Случай этот заставил нас серьезно задуматься: целесообразно ли использовать разведчиков для выполнения подобных задач? Одно дело, когда они внезапно нападают на врага с целью захвата пленных и документов. И совсем другое, если командиры частей и подразделений видят в них основную ударную силу атаки. А именно так и получилось в 738-м стрелковом полку. Да и вообще, как показал анализ, разведка боем была подготовлена там из рук вон плохо. Лишь первый этап ее продумали более или менее глубоко.
Была здесь, несомненно, вина командира полка, начальника разведки дивизии. Но и мы, сотрудники армейского звена, не проявили должной дальновидности. Следовало провести соответствующую работу с командирами частей и соединений, предостеречь их от подобных ошибок. Ведь так трудно подготовить хорошего разведчика, а потерять его легко. Это не означало, однако, что мы намеревались бороться за создание каких-то особых, тепличных условий для наших подопечных. В критических ситуациях разведчики выполняли любые задания. Но именно в критических.
Командование армии, прислушавшись к нашим предложениям, дало командирам соединений и частей соответствующие указания. Им предписывалось беречь разведчиков.
Беречь разведчиков… Трудно было сберечь их, особенно в той обстановке, которая сложилась в марте 1943 года на нашем участке. Части с непрерывными боями продвигались вперед, преследуя отходящие фашистские войска, освобождая от них село за селом.
В этот период нужно было соблюдать особую осторожность. Откатываясь на юг, гитлеровцы минировали мосты и дороги, дома и сараи, даже тела замученных ими мирных жителей. Причем минирование производилось хитро, со всевозможными каверзами. Открыл дверь пустующего дома — взрыв. Потянул на себя заслонку печи — взрыв.
В деревне Большие Верешковичи, например, фашисты сожгли все дома, кроме одного. Естественно, что женщины и ребятишки, оставшиеся в живых, собрались именно в нем. Наши войска, преследовавшие противника, ушли далеко вперед. А недели две спустя, около 11 часов утра, грянул оглушительный взрыв. Стокилограммовая мина замедленного действия сделала свое дело. На месте избы осталась глубокая воронка.
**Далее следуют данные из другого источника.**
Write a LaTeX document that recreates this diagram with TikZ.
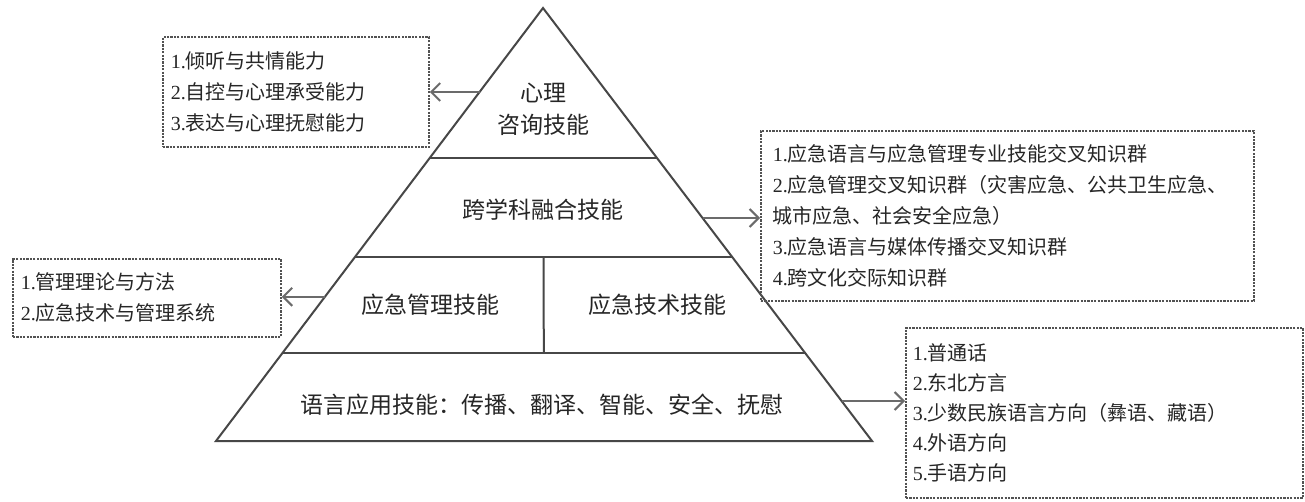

Подобных случаев было немало. И обо всем, что становилось нам известно, мы обязательно рассказывали бойцам разведывательных подразделений. Гневом и ненавистью закипали их сердца. Действия разведчиков становились еще более активными и дерзкими. Они, проникая в тыл противника, устанавливали пути отхода главных сил, выявляли промежуточные оборонительные рубежи, громили вражеские штабы и, если представлялась возможность, целые колонны.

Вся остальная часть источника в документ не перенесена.